EXERCISE BRIEF:
Scan the records below for the line containing "Clone this chart in Apache ECharts." and the line containing "const scaleBarRow = 8.18;". Copy both, plus every line between, exactly.

INPUT MATERIAL:
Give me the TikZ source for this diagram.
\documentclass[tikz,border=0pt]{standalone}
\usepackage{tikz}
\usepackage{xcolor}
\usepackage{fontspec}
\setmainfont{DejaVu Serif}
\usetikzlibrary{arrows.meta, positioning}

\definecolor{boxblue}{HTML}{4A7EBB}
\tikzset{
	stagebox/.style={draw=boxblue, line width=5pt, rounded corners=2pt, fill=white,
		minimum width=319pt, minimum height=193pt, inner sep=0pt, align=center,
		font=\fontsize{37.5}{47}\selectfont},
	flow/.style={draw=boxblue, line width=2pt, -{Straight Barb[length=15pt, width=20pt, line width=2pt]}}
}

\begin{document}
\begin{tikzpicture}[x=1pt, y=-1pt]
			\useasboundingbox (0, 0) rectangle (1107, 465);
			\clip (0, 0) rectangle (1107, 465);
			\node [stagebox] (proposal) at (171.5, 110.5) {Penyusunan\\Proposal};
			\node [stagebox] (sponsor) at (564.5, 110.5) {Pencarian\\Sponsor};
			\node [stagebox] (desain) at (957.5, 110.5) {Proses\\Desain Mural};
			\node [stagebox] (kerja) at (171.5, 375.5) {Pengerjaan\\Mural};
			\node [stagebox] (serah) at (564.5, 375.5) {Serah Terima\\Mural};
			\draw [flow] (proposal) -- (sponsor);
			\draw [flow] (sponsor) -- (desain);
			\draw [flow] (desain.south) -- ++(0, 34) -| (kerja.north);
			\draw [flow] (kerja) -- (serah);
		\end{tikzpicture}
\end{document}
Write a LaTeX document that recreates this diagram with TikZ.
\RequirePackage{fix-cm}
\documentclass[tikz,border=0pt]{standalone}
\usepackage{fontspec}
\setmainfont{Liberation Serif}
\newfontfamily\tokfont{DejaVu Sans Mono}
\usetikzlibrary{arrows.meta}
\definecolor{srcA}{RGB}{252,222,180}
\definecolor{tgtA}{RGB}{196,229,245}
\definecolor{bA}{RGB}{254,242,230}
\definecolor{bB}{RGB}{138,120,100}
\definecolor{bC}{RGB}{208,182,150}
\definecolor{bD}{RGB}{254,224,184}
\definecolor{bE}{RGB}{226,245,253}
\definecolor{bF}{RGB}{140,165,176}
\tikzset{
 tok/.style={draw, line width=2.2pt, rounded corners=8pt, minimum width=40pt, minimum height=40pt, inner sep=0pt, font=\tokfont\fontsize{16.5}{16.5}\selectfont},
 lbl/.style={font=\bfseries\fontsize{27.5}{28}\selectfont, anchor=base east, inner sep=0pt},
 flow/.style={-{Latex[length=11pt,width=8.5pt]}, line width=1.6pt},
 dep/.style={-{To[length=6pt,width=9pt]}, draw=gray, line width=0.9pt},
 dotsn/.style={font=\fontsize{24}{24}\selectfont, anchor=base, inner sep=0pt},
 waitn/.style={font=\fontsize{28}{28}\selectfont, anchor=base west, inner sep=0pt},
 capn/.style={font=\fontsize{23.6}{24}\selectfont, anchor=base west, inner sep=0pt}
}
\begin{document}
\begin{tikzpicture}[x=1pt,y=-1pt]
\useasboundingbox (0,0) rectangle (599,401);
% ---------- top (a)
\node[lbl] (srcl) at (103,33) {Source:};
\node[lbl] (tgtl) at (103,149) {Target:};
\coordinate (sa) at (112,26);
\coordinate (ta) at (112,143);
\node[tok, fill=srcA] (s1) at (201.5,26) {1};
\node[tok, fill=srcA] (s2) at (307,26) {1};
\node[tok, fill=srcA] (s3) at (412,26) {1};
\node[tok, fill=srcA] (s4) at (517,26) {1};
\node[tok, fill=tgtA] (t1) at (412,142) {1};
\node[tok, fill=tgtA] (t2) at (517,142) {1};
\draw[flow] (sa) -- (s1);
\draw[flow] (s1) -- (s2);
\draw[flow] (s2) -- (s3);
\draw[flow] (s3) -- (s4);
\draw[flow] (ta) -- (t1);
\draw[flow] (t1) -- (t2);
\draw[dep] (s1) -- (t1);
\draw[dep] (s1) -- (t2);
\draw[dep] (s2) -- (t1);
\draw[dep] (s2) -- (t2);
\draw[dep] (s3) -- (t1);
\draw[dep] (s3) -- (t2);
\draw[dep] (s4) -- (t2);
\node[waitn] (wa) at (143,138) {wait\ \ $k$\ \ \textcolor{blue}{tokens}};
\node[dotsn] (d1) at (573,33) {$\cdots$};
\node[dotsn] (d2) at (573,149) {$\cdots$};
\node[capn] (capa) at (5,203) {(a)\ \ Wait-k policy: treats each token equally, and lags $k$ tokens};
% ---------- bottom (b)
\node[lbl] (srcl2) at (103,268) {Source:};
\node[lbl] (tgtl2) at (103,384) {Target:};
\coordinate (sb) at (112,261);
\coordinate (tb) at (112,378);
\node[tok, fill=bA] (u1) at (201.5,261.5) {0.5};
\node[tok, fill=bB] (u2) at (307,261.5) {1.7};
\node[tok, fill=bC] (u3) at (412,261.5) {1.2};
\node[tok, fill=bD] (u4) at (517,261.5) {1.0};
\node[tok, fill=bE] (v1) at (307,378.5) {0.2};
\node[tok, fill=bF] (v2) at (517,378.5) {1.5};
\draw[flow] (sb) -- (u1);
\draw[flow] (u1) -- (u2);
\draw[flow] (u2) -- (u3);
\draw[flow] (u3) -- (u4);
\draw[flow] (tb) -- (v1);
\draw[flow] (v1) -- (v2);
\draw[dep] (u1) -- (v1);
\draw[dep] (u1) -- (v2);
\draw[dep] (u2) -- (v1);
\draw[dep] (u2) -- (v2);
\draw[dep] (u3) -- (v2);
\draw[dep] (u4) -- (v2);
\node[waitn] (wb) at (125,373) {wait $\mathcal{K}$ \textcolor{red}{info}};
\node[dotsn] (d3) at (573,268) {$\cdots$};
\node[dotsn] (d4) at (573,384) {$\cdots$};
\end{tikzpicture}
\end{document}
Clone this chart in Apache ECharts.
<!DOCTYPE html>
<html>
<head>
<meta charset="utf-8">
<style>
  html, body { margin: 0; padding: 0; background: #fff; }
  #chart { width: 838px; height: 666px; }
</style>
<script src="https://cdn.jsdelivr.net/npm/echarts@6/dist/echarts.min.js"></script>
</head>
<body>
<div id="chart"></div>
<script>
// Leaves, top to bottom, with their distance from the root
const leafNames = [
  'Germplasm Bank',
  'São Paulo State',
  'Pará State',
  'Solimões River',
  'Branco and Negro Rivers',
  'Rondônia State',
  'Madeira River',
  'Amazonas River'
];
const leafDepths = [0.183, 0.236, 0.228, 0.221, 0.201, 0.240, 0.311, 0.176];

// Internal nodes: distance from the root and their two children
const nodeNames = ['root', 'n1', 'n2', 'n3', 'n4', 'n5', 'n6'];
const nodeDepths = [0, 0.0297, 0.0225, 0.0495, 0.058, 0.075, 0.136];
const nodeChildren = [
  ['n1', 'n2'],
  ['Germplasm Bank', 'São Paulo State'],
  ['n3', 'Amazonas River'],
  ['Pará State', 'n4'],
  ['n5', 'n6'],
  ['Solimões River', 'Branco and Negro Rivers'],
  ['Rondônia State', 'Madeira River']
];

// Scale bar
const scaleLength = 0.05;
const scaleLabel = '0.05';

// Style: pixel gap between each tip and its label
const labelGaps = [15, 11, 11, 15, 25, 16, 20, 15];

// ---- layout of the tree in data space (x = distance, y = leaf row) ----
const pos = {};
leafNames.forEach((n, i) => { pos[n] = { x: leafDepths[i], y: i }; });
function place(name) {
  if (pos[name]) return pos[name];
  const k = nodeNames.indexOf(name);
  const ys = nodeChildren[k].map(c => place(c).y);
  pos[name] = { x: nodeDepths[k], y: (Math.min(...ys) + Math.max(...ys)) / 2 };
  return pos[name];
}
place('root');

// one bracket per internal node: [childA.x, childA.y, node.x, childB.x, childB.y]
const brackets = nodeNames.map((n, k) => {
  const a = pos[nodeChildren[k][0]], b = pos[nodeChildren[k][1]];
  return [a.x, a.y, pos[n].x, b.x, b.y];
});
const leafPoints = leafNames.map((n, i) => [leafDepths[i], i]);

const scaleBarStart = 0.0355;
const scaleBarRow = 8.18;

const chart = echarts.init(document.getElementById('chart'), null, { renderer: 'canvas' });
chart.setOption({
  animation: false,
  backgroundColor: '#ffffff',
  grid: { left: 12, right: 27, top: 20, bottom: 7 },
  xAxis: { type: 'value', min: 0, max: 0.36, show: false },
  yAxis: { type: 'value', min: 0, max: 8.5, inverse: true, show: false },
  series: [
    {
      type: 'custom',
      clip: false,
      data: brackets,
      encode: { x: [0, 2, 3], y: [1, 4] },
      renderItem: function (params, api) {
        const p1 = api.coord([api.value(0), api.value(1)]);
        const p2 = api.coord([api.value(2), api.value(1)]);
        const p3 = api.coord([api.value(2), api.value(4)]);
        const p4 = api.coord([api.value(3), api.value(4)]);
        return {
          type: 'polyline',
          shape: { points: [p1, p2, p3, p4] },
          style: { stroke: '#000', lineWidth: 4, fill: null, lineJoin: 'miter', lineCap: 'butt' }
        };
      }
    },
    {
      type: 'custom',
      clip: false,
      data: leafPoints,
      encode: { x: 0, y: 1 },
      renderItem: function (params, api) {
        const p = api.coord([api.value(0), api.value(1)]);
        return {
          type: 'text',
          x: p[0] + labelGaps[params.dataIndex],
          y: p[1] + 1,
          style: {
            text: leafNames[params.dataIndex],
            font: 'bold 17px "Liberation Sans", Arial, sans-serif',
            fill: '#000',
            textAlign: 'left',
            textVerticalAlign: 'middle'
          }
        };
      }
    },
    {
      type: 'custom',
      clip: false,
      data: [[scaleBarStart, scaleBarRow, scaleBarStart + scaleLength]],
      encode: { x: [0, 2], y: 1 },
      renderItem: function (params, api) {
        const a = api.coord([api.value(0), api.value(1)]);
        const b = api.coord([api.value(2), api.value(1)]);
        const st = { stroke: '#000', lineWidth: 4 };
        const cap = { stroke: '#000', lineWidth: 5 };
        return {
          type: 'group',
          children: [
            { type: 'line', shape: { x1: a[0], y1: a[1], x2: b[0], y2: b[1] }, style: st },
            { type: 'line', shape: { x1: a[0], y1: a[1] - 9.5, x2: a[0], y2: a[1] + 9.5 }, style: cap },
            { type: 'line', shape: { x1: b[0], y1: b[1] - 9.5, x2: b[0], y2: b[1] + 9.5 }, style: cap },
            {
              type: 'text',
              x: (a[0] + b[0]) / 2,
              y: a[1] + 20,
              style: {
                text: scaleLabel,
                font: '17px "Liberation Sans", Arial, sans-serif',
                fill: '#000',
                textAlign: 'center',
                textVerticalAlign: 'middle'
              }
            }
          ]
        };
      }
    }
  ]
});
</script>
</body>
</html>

SOLVED EXERCISE:
Clone this chart in Apache ECharts.
<!DOCTYPE html>
<html>
<head>
<meta charset="utf-8">
<style>
  html, body { margin: 0; padding: 0; background: #fff; }
  #chart { width: 838px; height: 666px; }
</style>
<script src="https://cdn.jsdelivr.net/npm/echarts@6/dist/echarts.min.js"></script>
</head>
<body>
<div id="chart"></div>
<script>
// Leaves, top to bottom, with their distance from the root
const leafNames = [
  'Germplasm Bank',
  'São Paulo State',
  'Pará State',
  'Solimões River',
  'Branco and Negro Rivers',
  'Rondônia State',
  'Madeira River',
  'Amazonas River'
];
const leafDepths = [0.183, 0.236, 0.228, 0.221, 0.201, 0.240, 0.311, 0.176];

// Internal nodes: distance from the root and their two children
const nodeNames = ['root', 'n1', 'n2', 'n3', 'n4', 'n5', 'n6'];
const nodeDepths = [0, 0.0297, 0.0225, 0.0495, 0.058, 0.075, 0.136];
const nodeChildren = [
  ['n1', 'n2'],
  ['Germplasm Bank', 'São Paulo State'],
  ['n3', 'Amazonas River'],
  ['Pará State', 'n4'],
  ['n5', 'n6'],
  ['Solimões River', 'Branco and Negro Rivers'],
  ['Rondônia State', 'Madeira River']
];

// Scale bar
const scaleLength = 0.05;
const scaleLabel = '0.05';

// Style: pixel gap between each tip and its label
const labelGaps = [15, 11, 11, 15, 25, 16, 20, 15];

// ---- layout of the tree in data space (x = distance, y = leaf row) ----
const pos = {};
leafNames.forEach((n, i) => { pos[n] = { x: leafDepths[i], y: i }; });
function place(name) {
  if (pos[name]) return pos[name];
  const k = nodeNames.indexOf(name);
  const ys = nodeChildren[k].map(c => place(c).y);
  pos[name] = { x: nodeDepths[k], y: (Math.min(...ys) + Math.max(...ys)) / 2 };
  return pos[name];
}
place('root');

// one bracket per internal node: [childA.x, childA.y, node.x, childB.x, childB.y]
const brackets = nodeNames.map((n, k) => {
  const a = pos[nodeChildren[k][0]], b = pos[nodeChildren[k][1]];
  return [a.x, a.y, pos[n].x, b.x, b.y];
});
const leafPoints = leafNames.map((n, i) => [leafDepths[i], i]);

const scaleBarStart = 0.0355;
const scaleBarRow = 8.18;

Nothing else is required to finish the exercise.